『路上のうた ホームレス川柳』ビッグイシュー日本編集部〔編〕700円 (税込)という川柳集がある。

   
   文庫本サイズ


 陽だまりは ホームレスにも 暖かい

 百円が あれば安心 2~3日

 春の夜は 同じ寝床の 猫元気


 福岡で、雑誌『ビッグイシュー日本版』を販売している髭戸太さんが、川柳をつくって毎号の雑誌と一緒に配っていたが、髭戸さんとホームレスの友人、大濠藤太、沢野健草、麺好司、村中小僧、山本一郎の六人が互いに切磋琢磨しながら、路上での生活を川柳にし、書きためていたものを本にしたもので。本代の半分が販売者の収入になるとか。

 山頭火の句に、人の孤独や短い言葉の向うに浮かぶ風景を、すごいなぁと読んだこともあるが。川柳という軽さがなんともいい。

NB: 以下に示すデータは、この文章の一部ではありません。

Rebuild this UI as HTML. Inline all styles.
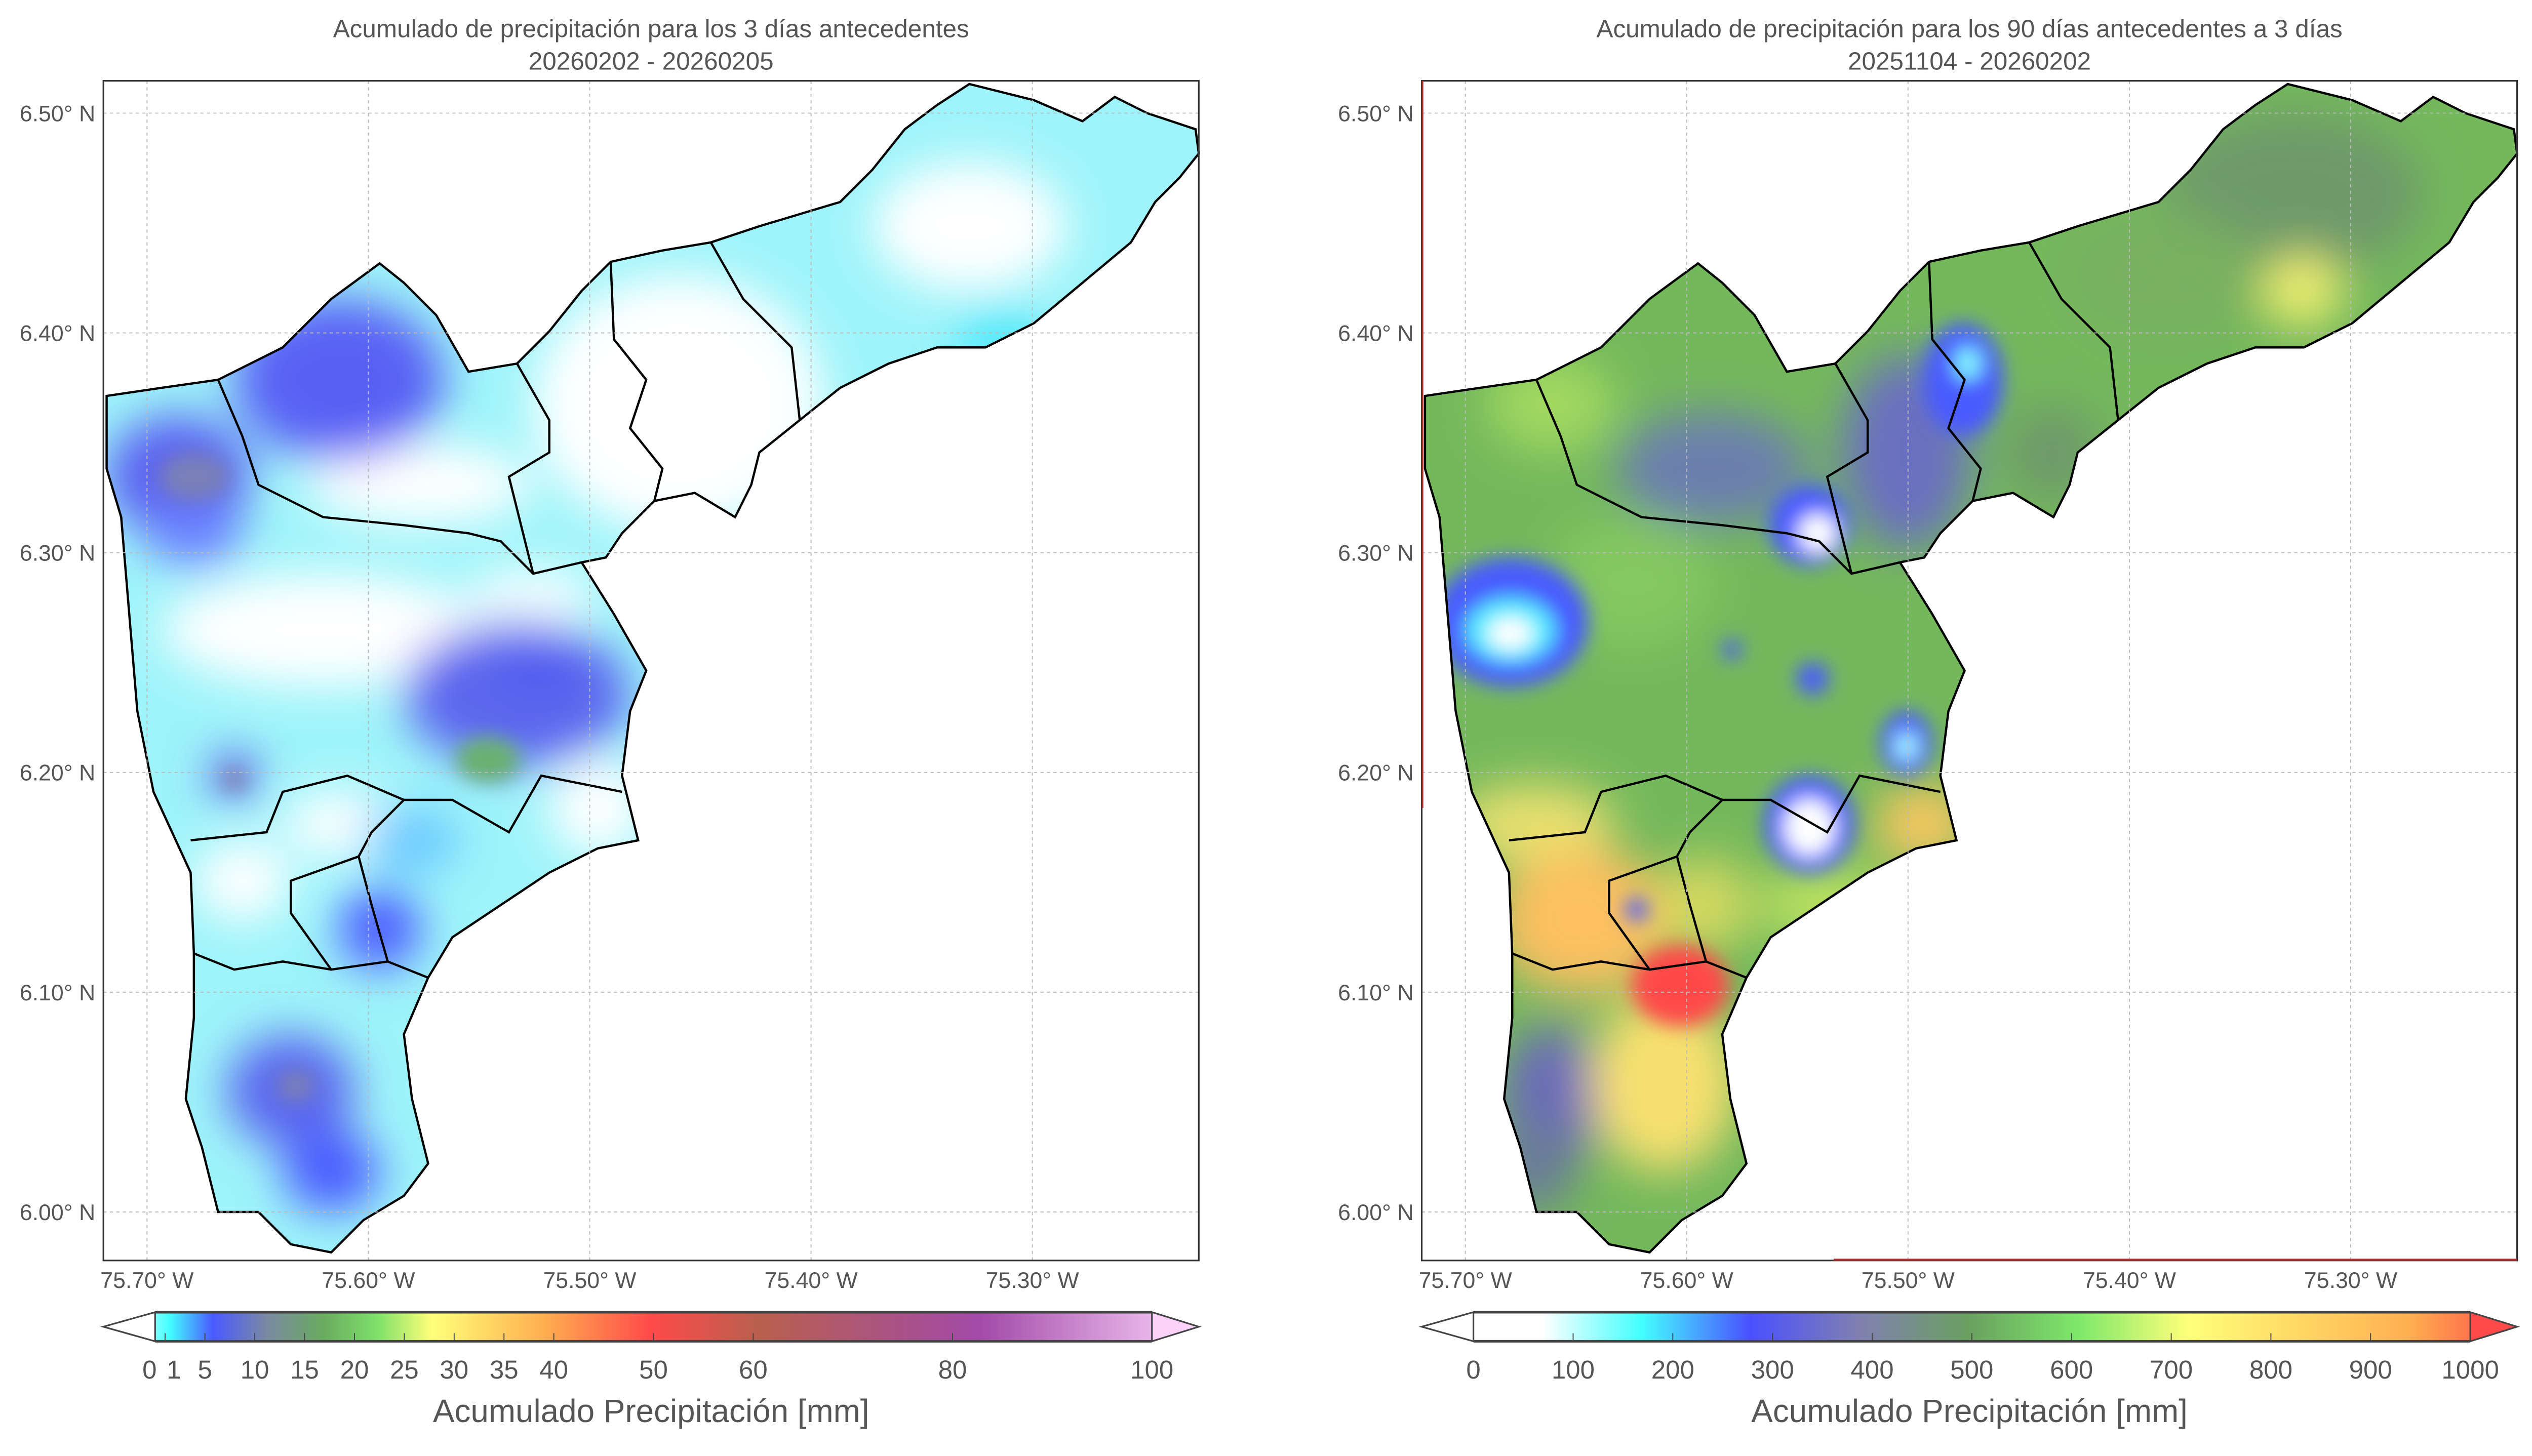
<!DOCTYPE html>
<html><head><meta charset="utf-8"><style>
html,body{margin:0;padding:0;background:#fff}
svg{display:block}
text{font-family:"Liberation Sans",sans-serif;fill:#555}
</style></head><body>
<svg id="fig" width="5044" height="2876" viewBox="0 0 1581 901" preserveAspectRatio="none" xmlns="http://www.w3.org/2000/svg">
<defs>
<clipPath id="clipL"><polygon id="outline" points="66,245 100,240 135,235 175,215 205,185 235,163 250,175 270,195 290,230 320,225 340,205 360,180 378,162 410,155 440,150 470,140 520,125 540,105 560,80 580,65 600,52 640,62 670,75 690,60 710,70 740,80 742,95 730,110 715,125 700,150 670,175 640,200 610,215 580,215 550,225 520,240 495,260 470,280 465,300 455,320 430,305 405,310 385,330 375,345 360,348 380,380 400,415 390,440 385,480 395,520 370,525 340,540 310,560 280,580 265,605 250,640 255,680 265,720 250,740 225,755 205,775 180,770 160,750 135,750 125,710 115,680 120,630 120,590 118,540 95,490 85,440 80,380 75,320 66,290"/></clipPath>
<clipPath id="clipR"><use href="#outline" transform="translate(816,0)"/></clipPath>
<filter id="blur" x="-50%" y="-50%" width="200%" height="200%"><feGaussianBlur stdDeviation="14"/></filter>
<filter id="blur2" x="-50%" y="-50%" width="200%" height="200%"><feGaussianBlur stdDeviation="6"/></filter>
<linearGradient id="cbL" x1="0" x2="1">
<stop offset="0" stop-color="#fff"/><stop offset="0.02" stop-color="#fff"/><stop offset="0.06" stop-color="#4ff"/><stop offset="0.1" stop-color="#4a5aff"/><stop offset="0.15" stop-color="#7a8aa0"/><stop offset="0.2" stop-color="#6aaa60"/><stop offset="0.25" stop-color="#7ee06a"/><stop offset="0.3" stop-color="#ffff7a"/><stop offset="0.4" stop-color="#ffb050"/><stop offset="0.5" stop-color="#ff4a4a"/><stop offset="0.6" stop-color="#b8604e"/><stop offset="0.8" stop-color="#a24aa8"/><stop offset="1" stop-color="#fad2fa"/></linearGradient>
<linearGradient id="cbR" x1="0" x2="1">
<stop offset="0" stop-color="#fff"/><stop offset="0.11" stop-color="#fff"/><stop offset="0.2" stop-color="#4ff"/><stop offset="0.3" stop-color="#4a50ff"/><stop offset="0.4" stop-color="#8080b0"/><stop offset="0.5" stop-color="#6aa060"/><stop offset="0.6" stop-color="#7ee86a"/><stop offset="0.7" stop-color="#ffff7a"/><stop offset="0.9" stop-color="#ffb050"/><stop offset="1" stop-color="#ff4a4a"/></linearGradient>
</defs>

<text x="403" y="23" font-size="15.5" text-anchor="middle">Acumulado de precipitación para los 3 días antecedentes</text>
<text x="403" y="43" font-size="15.5" text-anchor="middle">20260202 - 20260205</text>
<text x="1219" y="23" font-size="15.5" text-anchor="middle">Acumulado de precipitación para los 90 días antecedentes a 3 días</text>
<text x="1219" y="43" font-size="15.5" text-anchor="middle">20251104 - 20260202</text>

<g clip-path="url(#clipL)">
<rect x="60" y="50" width="690" height="740" fill="#9ef4fa"/>
<g filter="url(#blur)">
<ellipse cx="420" cy="250" rx="90" ry="80" fill="#fff"/>
<ellipse cx="600" cy="140" rx="60" ry="40" fill="#fff"/>
<ellipse cx="260" cy="300" rx="70" ry="25" fill="#fff"/>
<ellipse cx="200" cy="390" rx="100" ry="35" fill="#fff"/>
<ellipse cx="330" cy="370" rx="40" ry="20" fill="#f2ffff"/>
<ellipse cx="150" cy="545" rx="30" ry="25" fill="#fff"/>
<ellipse cx="210" cy="510" rx="35" ry="20" fill="#fff"/>
<ellipse cx="370" cy="500" rx="30" ry="30" fill="#fff"/>
<ellipse cx="620" cy="210" rx="30" ry="20" fill="#4ee8fa"/>
<ellipse cx="110" cy="295" rx="45" ry="38" fill="#5a60f0"/>
<ellipse cx="210" cy="235" rx="65" ry="50" fill="#5860f4"/>
<ellipse cx="120" cy="330" rx="30" ry="20" fill="#6a80ff"/>
<ellipse cx="320" cy="430" rx="70" ry="45" fill="#5c66ee"/>
<ellipse cx="335" cy="405" rx="25" ry="18" fill="#5058f0"/>
<ellipse cx="145" cy="480" rx="15" ry="15" fill="#5858e8"/>
<ellipse cx="235" cy="575" rx="25" ry="25" fill="#4a56ff"/>
<ellipse cx="180" cy="675" rx="40" ry="35" fill="#5a66ee"/>
<ellipse cx="205" cy="725" rx="30" ry="25" fill="#4a5aff"/>
<ellipse cx="255" cy="520" rx="30" ry="20" fill="#6ac8ff"/>
</g>
<g filter="url(#blur2)">
<ellipse cx="302" cy="470" rx="20" ry="14" fill="#6ab070"/>
<ellipse cx="120" cy="295" rx="22" ry="15" fill="#7a80b8"/>
<ellipse cx="145" cy="482" rx="7" ry="7" fill="#8080b0"/>
<ellipse cx="183" cy="672" rx="12" ry="10" fill="#7a80b8"/>
</g>
</g>

<g clip-path="url(#clipR)">
<rect x="876" y="50" width="690" height="740" fill="#74b85c"/>
<g filter="url(#blur)">
<ellipse cx="1420" cy="120" rx="80" ry="50" fill="#6e9a6a"/>
<ellipse cx="1340" cy="170" rx="60" ry="40" fill="#78b060"/>
<ellipse cx="1060" cy="290" rx="60" ry="35" fill="#6c7fae"/>
<ellipse cx="1180" cy="280" rx="40" ry="60" fill="#6a70c0"/>
<ellipse cx="1270" cy="280" rx="30" ry="30" fill="#6e9a6a"/>
<ellipse cx="960" cy="250" rx="40" ry="30" fill="#a0d860"/>
<ellipse cx="1010" cy="360" rx="50" ry="40" fill="#84c860"/>
<ellipse cx="960" cy="680" rx="30" ry="45" fill="#6a6aba"/>
<ellipse cx="950" cy="510" rx="50" ry="25" fill="#e8e070"/>
<ellipse cx="980" cy="570" rx="55" ry="45" fill="#fcc060"/>
<ellipse cx="1030" cy="670" rx="45" ry="55" fill="#f8e070"/>
<ellipse cx="1055" cy="560" rx="30" ry="30" fill="#d0d860"/>
<ellipse cx="1190" cy="510" rx="30" ry="25" fill="#f8c860"/>
<ellipse cx="1130" cy="560" rx="40" ry="25" fill="#b8e060"/>
<ellipse cx="1425" cy="180" rx="25" ry="22" fill="#f0f070"/>
<ellipse cx="950" cy="720" rx="25" ry="30" fill="#6a7a9a"/>
</g>
<g filter="url(#blur2)">
<ellipse cx="1040" cy="610" rx="30" ry="25" fill="#ff4848"/>
<ellipse cx="935" cy="385" rx="48" ry="40" fill="#4a5aff"/>
<ellipse cx="935" cy="390" rx="28" ry="20" fill="#5ef"/>
<ellipse cx="935" cy="392" rx="14" ry="10" fill="#fff"/>
<ellipse cx="1120" cy="325" rx="25" ry="25" fill="#4a5aff"/>
<ellipse cx="1125" cy="330" rx="12" ry="12" fill="#fff"/>
<ellipse cx="1215" cy="235" rx="25" ry="35" fill="#4a5aff"/>
<ellipse cx="1218" cy="225" rx="8" ry="10" fill="#8ff"/>
<ellipse cx="1120" cy="510" rx="28" ry="30" fill="#4a5aff"/>
<ellipse cx="1120" cy="512" rx="16" ry="18" fill="#fff"/>
<ellipse cx="1180" cy="460" rx="16" ry="20" fill="#4a5aff"/>
<ellipse cx="1180" cy="462" rx="7" ry="9" fill="#aff"/>
<ellipse cx="1122" cy="420" rx="10" ry="10" fill="#4a5aff"/>
<ellipse cx="1072" cy="402" rx="6" ry="6" fill="#4a5aff"/>
<ellipse cx="1013" cy="563" rx="7" ry="7" fill="#4a5aff"/>
</g>
</g>

<g id="borders" fill="none" stroke="#000" stroke-width="1.4">
<use href="#outline"/>
<polyline points="135,235 150,270 160,300 200,320 250,325 290,330 310,335 330,355 360,348"/>
<polyline points="320,225 340,260 340,280 315,295 330,355"/>
<polyline points="378,162 380,210 400,235 390,265 410,290 405,310"/>
<polyline points="440,150 460,185 490,215 495,260"/>
<polyline points="118,520 165,515 175,490 215,480 250,495 230,515 222,530 180,545 180,565 205,600 240,595 265,605"/>
<polyline points="222,530 230,560 240,595"/>
<polyline points="120,590 145,600 175,595 205,600"/>
<polyline points="250,495 280,495 315,515 335,480 385,490"/>
</g>
<use href="#borders" transform="translate(816,0)"/>

<g id="axesL"></g>
<g id="axesR"></g>
<line x1="880.5" y1="50" x2="880.5" y2="500" stroke="#b03030" stroke-width="1"/>
<line x1="1135" y1="779.5" x2="1558" y2="779.5" stroke="#b03030" stroke-width="1.2"/>

<g id="cbarL"></g>
<g id="cbarR"></g>
</svg>
<script>
const lonTicks=[75.70,75.60,75.50,75.40,75.30];
const latTicks=[6.50,6.40,6.30,6.20,6.10,6.00];
const cbLeftTicks=[0,1,5,10,15,20,25,30,35,40,50,60,80,100];
const cbLeftLabels=["0","1","5","10","15","20","25","30","35","40","50","60","80","100"];
const cbRightTicks=[0,100,200,300,400,500,600,700,800,900,1000];
const NS="http://www.w3.org/2000/svg";
function mk(p,t,a){const e=document.createElementNS(NS,t);for(const k in a)e.setAttribute(k,a[k]);p.appendChild(e);return e;}
function lonX(v,x0){return x0+27+(75.70-v)*1370;}
function latY(v){return 70+(6.50-v)*1360;}
function axes(g,x0){
  const x1=x0+678;
  lonTicks.forEach(v=>{const x=lonX(v,x0);
    const l=mk(g,'line',{x1:x,y1:50,x2:x,y2:780,stroke:'#bbb','stroke-width':0.6,'stroke-dasharray':'2,2'});
    
    
    const t=mk(g,'text',{x:x,y:797,'font-size':14,'text-anchor':'middle'});t.textContent=v.toFixed(2)+'° W';
    
    });
  latTicks.forEach(v=>{const y=latY(v);
    const l=mk(g,'line',{x1:x0,y1:y,x2:x1,y2:y,stroke:'#bbb','stroke-width':0.6,'stroke-dasharray':'2,2'});
    
    
    const t=mk(g,'text',{x:x0-5,y:y+5,'font-size':14,'text-anchor':'end'});t.textContent=v.toFixed(2)+'° N';
    
    });
  const f=mk(g,'rect',{x:x0,y:50,width:678,height:730,fill:'none',stroke:'#333','stroke-width':1});
  
  
}
axes(document.getElementById('axesL'),64);
axes(document.getElementById('axesR'),880);
function cbar(g,x0,grad,max,ticks,labels){
  const a=x0+32,b=x0+649,y0=812,y1=830;
  const sx=v=>a+(v/max)*(b-a);
  const p=mk(g,'polygon',{points:`${x0},821 ${a},${y0} ${b},${y0} ${x0+678},821 ${b},${y1} ${a},${y1}`,fill:`url(#${grad})`,stroke:'#444','stroke-width':1});
  
  
  mk(g,'polygon',{points:`${x0},821 ${a},${y0} ${a},${y1}`,fill:'#fff',stroke:'#444','stroke-width':1});
  const endFill=grad==='cbL'?'#fad2fa':'#ff4a4a';
  mk(g,'polygon',{points:`${b},${y0} ${x0+678},821 ${b},${y1}`,fill:endFill,stroke:'#444','stroke-width':1});
  mk(g,'line',{x1:a,y1:y0,x2:b,y2:y0,stroke:'#444','stroke-width':1.6});
  mk(g,'line',{x1:a,y1:y1,x2:b,y2:y1,stroke:'#444','stroke-width':1.6});
  ticks.forEach((v,i)=>{const x=sx(v);
    mk(g,'line',{x1:x,y1:825,x2:x,y2:830,stroke:'#444','stroke-width':0.6});
    let tx=x; if(grad==='cbL'&&v===0)tx=x+1; if(grad==='cbL'&&v===1)tx=x+1;
    const t=mk(g,'text',{x:tx,y:853,'font-size':16,'text-anchor':(grad==='cbL'&&v===0)?'end':(grad==='cbL'&&v===1)?'start':'middle'});
    t.textContent=labels[i];
    
    });
  const t=mk(g,'text',{x:x0+339,y:880,'font-size':20,'text-anchor':'middle'});
  t.textContent='Acumulado Precipitación [mm]';
  
  
}
cbar(document.getElementById('cbarL'),64,'cbL',100,cbLeftTicks,cbLeftLabels);
cbar(document.getElementById('cbarR'),880,'cbR',1000,cbRightTicks,cbRightTicks.map(String));
</script>
</body></html>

書きかけの江戸物も川柳の仲間が活躍する話だが放置中で、近くにビッグイシューの販売している人を見かけないんで紹介だけでも。

 食べ物の賞味期限は舌に聞け

 冬公園壁はなくても一人部屋

 お正月餅もらえどもコンロなし

 公園の闇夜で一人忘年会

 パンの耳鳩にやるなら俺にくれ

アルミ缶昔はすてた今拾う

アルミ缶空を集めて中身買う

プレゼント応募したいが住所なし

空腹でなにもないけど友が居て

 くすっとしながらしみじみしてしまう。前に「路上文学賞」というのも紹介したんだけど。作家の星野智幸氏とホームレスを撮り続けている写真家の高松英昭氏が2010年の春に創設したのね。それもとても身近で、本音がきらり輝いているような作品ばかりだった。

 けれんみが無いというか、媚びない素朴な言葉がすうと入ってくる清しい風のようでね。それで一句・・・だめだ才能ないわぁ。